◆ **Task prompt**:
Output the material below unchanged, apart from leaving out the pictures.

◆ **Supplied information**:

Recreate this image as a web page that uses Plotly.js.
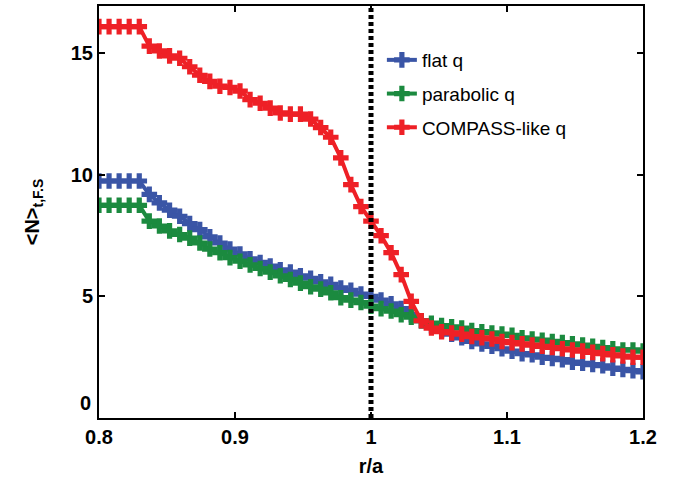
<!DOCTYPE html>
<html><head><meta charset="utf-8">
<script src="https://cdn.plot.ly/plotly-3.0.1.min.js"></script>
<style>html,body{margin:0;padding:0;background:#fff}#chart{width:688px;height:481px}</style>
</head><body><div id="chart"></div>
<script>
const rOverA = [0.8000,0.8074,0.8148,0.8222,0.8296,0.8370,0.8444,0.8519,0.8593,0.8667,
  0.8741,0.8815,0.8889,0.8963,0.9037,0.9111,0.9185,0.9259,0.9333,0.9407,
  0.9481,0.9556,0.9630,0.9704,0.9778,0.9852,0.9926,1.0000,1.0074,1.0148,
  1.0222,1.0296,1.0370,1.0444,1.0519,1.0593,1.0667,1.0741,1.0815,1.0889,
  1.0963,1.1037,1.1111,1.1185,1.1259,1.1333,1.1407,1.1481,1.1556,1.1630,
  1.1704,1.1778,1.1852,1.1926,1.2000];
const flatQ = [9.75,9.75,9.75,9.75,9.75,9.2,8.85,8.55,8.3,8.0,
  7.75,7.45,7.2,6.95,6.75,6.55,6.4,6.25,6.1,6.0,
  5.85,5.75,5.6,5.5,5.35,5.25,5.1,5.0,4.85,4.7,
  4.5,4.25,4.0,3.8,3.6,3.45,3.3,3.15,3.05,2.95,
  2.85,2.75,2.65,2.6,2.5,2.45,2.4,2.3,2.25,2.2,
  2.15,2.05,2.0,1.95,1.9];
const parabolicQ = [8.75,8.75,8.75,8.75,8.75,8.1,7.9,7.7,7.55,7.4,
  7.2,6.95,6.8,6.6,6.45,6.3,6.15,6.0,5.85,5.7,
  5.55,5.4,5.3,5.15,4.95,4.85,4.75,4.6,4.5,4.4,
  4.25,4.15,4.0,3.9,3.8,3.75,3.7,3.6,3.55,3.5,
  3.45,3.4,3.3,3.25,3.2,3.15,3.1,3.05,3.0,2.95,
  2.9,2.85,2.8,2.8,2.75];
const compassQ = [16.1,16.1,16.1,16.1,16.1,15.3,15.1,14.9,14.8,14.45,
  14.1,13.85,13.65,13.6,13.45,13.1,12.95,12.75,12.55,12.5,
  12.5,12.3,11.95,11.55,10.7,9.6,8.7,8.1,7.5,6.8,
  5.9,4.8,4.0,3.7,3.55,3.5,3.45,3.35,3.3,3.25,
  3.15,3.1,3.05,3.0,2.95,2.9,2.85,2.8,2.75,2.7,
  2.65,2.6,2.55,2.5,2.5];
const seriesNames = ['flat q','parabolic q','COMPASS-like q'];
const seriesColors = ['#3a55a6','#1b8a3f','#ee2026'];
const xTickVals = [0.8,0.9,1.0,1.1,1.2];
const xTickText = ['0.8','0.9','1','1.1','1.2'];
const yTickVals = [0,5,10,15];
const yTickText = ['5','10','15'];
const separatrix = 1.0;

const ys = [flatQ, parabolicQ, compassQ];
const traces = ys.map((y,i)=>({
  x: rOverA, y: y, name: seriesNames[i], type:'scatter', mode:'lines+markers',
  legendgroup: 'g'+i,
  line:{color:seriesColors[i], width:4},
  marker:{symbol:'cross', size:13, color:seriesColors[i], line:{width:0}}
}));

const fontF = 'Liberation Sans, Arial, sans-serif';
const layout = {
  width:688, height:481,
  margin:{l:99, r:45, t:6, b:63},
  paper_bgcolor:'#fff', plot_bgcolor:'#fff',
  showlegend:true,
  legend:{x:0.52, y:0.915, xanchor:'left', yanchor:'top', bgcolor:'rgba(0,0,0,0)',
    font:{family:fontF, size:19, color:'#000'}, itemwidth:30, tracegroupgap:6, traceorder:'grouped'},
  xaxis:{range:[0.8,1.2], tickvals:xTickVals, ticktext:xTickText, ticks:'inside', ticklen:6,
    tickwidth:2, tickcolor:'#000', showline:true, linecolor:'#000', linewidth:2, mirror:'ticks',
    showgrid:false, zeroline:false,
    tickfont:{family:fontF, size:20, color:'#000', weight:'bold'},
    title:{text:'r/a', font:{family:fontF, size:20, color:'#000', weight:'bold'}, standoff:12}},
  yaxis:{range:[0,16.95], tickvals:yTickVals.slice(1), ticktext:yTickText, ticks:'inside', ticklen:6,
    tickwidth:2, tickcolor:'#000', showline:true, linecolor:'#000', linewidth:2, mirror:'ticks',
    showgrid:false, zeroline:false,
    tickfont:{family:fontF, size:20, color:'#000', weight:'bold'},
    title:{text:'&lt;N&gt;<sub>t,F.S</sub>', font:{family:fontF, size:20, color:'#000', weight:'bold'}, standoff:26}},
  shapes:[{type:'line', xref:'x', yref:'paper', x0:separatrix, x1:separatrix, y0:0, y1:1,
    layer:'above', line:{color:'#000', width:5, dash:'4px,3px'}}],
  annotations:[{xref:'paper', yref:'y', x:0, y:0.62, xanchor:'right', yanchor:'middle', xshift:-6,
    text:String(yTickVals[0]), showarrow:false, font:{family:fontF, size:20, color:'#000', weight:'bold'}}]
};
Plotly.newPlot('chart', traces, layout, {displayModeBar:false, staticPlot:true});
</script></body></html>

◆ **Result of this exercise**:
Recreate this image as a web page that uses Plotly.js.
<!DOCTYPE html>
<html><head><meta charset="utf-8">
<script src="https://cdn.plot.ly/plotly-3.0.1.min.js"></script>
<style>html,body{margin:0;padding:0;background:#fff}#chart{width:688px;height:481px}</style>
</head><body><div id="chart"></div>
<script>
const rOverA = [0.8000,0.8074,0.8148,0.8222,0.8296,0.8370,0.8444,0.8519,0.8593,0.8667,
  0.8741,0.8815,0.8889,0.8963,0.9037,0.9111,0.9185,0.9259,0.9333,0.9407,
  0.9481,0.9556,0.9630,0.9704,0.9778,0.9852,0.9926,1.0000,1.0074,1.0148,
  1.0222,1.0296,1.0370,1.0444,1.0519,1.0593,1.0667,1.0741,1.0815,1.0889,
  1.0963,1.1037,1.1111,1.1185,1.1259,1.1333,1.1407,1.1481,1.1556,1.1630,
  1.1704,1.1778,1.1852,1.1926,1.2000];
const flatQ = [9.75,9.75,9.75,9.75,9.75,9.2,8.85,8.55,8.3,8.0,
  7.75,7.45,7.2,6.95,6.75,6.55,6.4,6.25,6.1,6.0,
  5.85,5.75,5.6,5.5,5.35,5.25,5.1,5.0,4.85,4.7,
  4.5,4.25,4.0,3.8,3.6,3.45,3.3,3.15,3.05,2.95,
  2.85,2.75,2.65,2.6,2.5,2.45,2.4,2.3,2.25,2.2,
  2.15,2.05,2.0,1.95,1.9];
const parabolicQ = [8.75,8.75,8.75,8.75,8.75,8.1,7.9,7.7,7.55,7.4,
  7.2,6.95,6.8,6.6,6.45,6.3,6.15,6.0,5.85,5.7,
  5.55,5.4,5.3,5.15,4.95,4.85,4.75,4.6,4.5,4.4,
  4.25,4.15,4.0,3.9,3.8,3.75,3.7,3.6,3.55,3.5,
  3.45,3.4,3.3,3.25,3.2,3.15,3.1,3.05,3.0,2.95,
  2.9,2.85,2.8,2.8,2.75];
const compassQ = [16.1,16.1,16.1,16.1,16.1,15.3,15.1,14.9,14.8,14.45,
  14.1,13.85,13.65,13.6,13.45,13.1,12.95,12.75,12.55,12.5,
  12.5,12.3,11.95,11.55,10.7,9.6,8.7,8.1,7.5,6.8,
  5.9,4.8,4.0,3.7,3.55,3.5,3.45,3.35,3.3,3.25,
  3.15,3.1,3.05,3.0,2.95,2.9,2.85,2.8,2.75,2.7,
  2.65,2.6,2.55,2.5,2.5];
const seriesNames = ['flat q','parabolic q','COMPASS-like q'];
const seriesColors = ['#3a55a6','#1b8a3f','#ee2026'];
const xTickVals = [0.8,0.9,1.0,1.1,1.2];
const xTickText = ['0.8','0.9','1','1.1','1.2'];
const yTickVals = [0,5,10,15];
const yTickText = ['5','10','15'];
const separatrix = 1.0;

const ys = [flatQ, parabolicQ, compassQ];
const traces = ys.map((y,i)=>({
  x: rOverA, y: y, name: seriesNames[i], type:'scatter', mode:'lines+markers',
  legendgroup: 'g'+i,
  line:{color:seriesColors[i], width:4},
  marker:{symbol:'cross', size:13, color:seriesColors[i], line:{width:0}}
}));

const fontF = 'Liberation Sans, Arial, sans-serif';
const layout = {
  width:688, height:481,
  margin:{l:99, r:45, t:6, b:63},
  paper_bgcolor:'#fff', plot_bgcolor:'#fff',
  showlegend:true,
  legend:{x:0.52, y:0.915, xanchor:'left', yanchor:'top', bgcolor:'rgba(0,0,0,0)',
    font:{family:fontF, size:19, color:'#000'}, itemwidth:30, tracegroupgap:6, traceorder:'grouped'},
  xaxis:{range:[0.8,1.2], tickvals:xTickVals, ticktext:xTickText, ticks:'inside', ticklen:6,
    tickwidth:2, tickcolor:'#000', showline:true, linecolor:'#000', linewidth:2, mirror:'ticks',
    showgrid:false, zeroline:false,
    tickfont:{family:fontF, size:20, color:'#000', weight:'bold'},
    title:{text:'r/a', font:{family:fontF, size:20, color:'#000', weight:'bold'}, standoff:12}},
  yaxis:{range:[0,16.95], tickvals:yTickVals.slice(1), ticktext:yTickText, ticks:'inside', ticklen:6,
    tickwidth:2, tickcolor:'#000', showline:true, linecolor:'#000', linewidth:2, mirror:'ticks',
    showgrid:false, zeroline:false,
    tickfont:{family:fontF, size:20, color:'#000', weight:'bold'},
    title:{text:'&lt;N&gt;<sub>t,F.S</sub>', font:{family:fontF, size:20, color:'#000', weight:'bold'}, standoff:26}},
  shapes:[{type:'line', xref:'x', yref:'paper', x0:separatrix, x1:separatrix, y0:0, y1:1,
    layer:'above', line:{color:'#000', width:5, dash:'4px,3px'}}],
  annotations:[{xref:'paper', yref:'y', x:0, y:0.62, xanchor:'right', yanchor:'middle', xshift:-6,
    text:String(yTickVals[0]), showarrow:false, font:{family:fontF, size:20, color:'#000', weight:'bold'}}]
};
Plotly.newPlot('chart', traces, layout, {displayModeBar:false, staticPlot:true});
</script></body></html>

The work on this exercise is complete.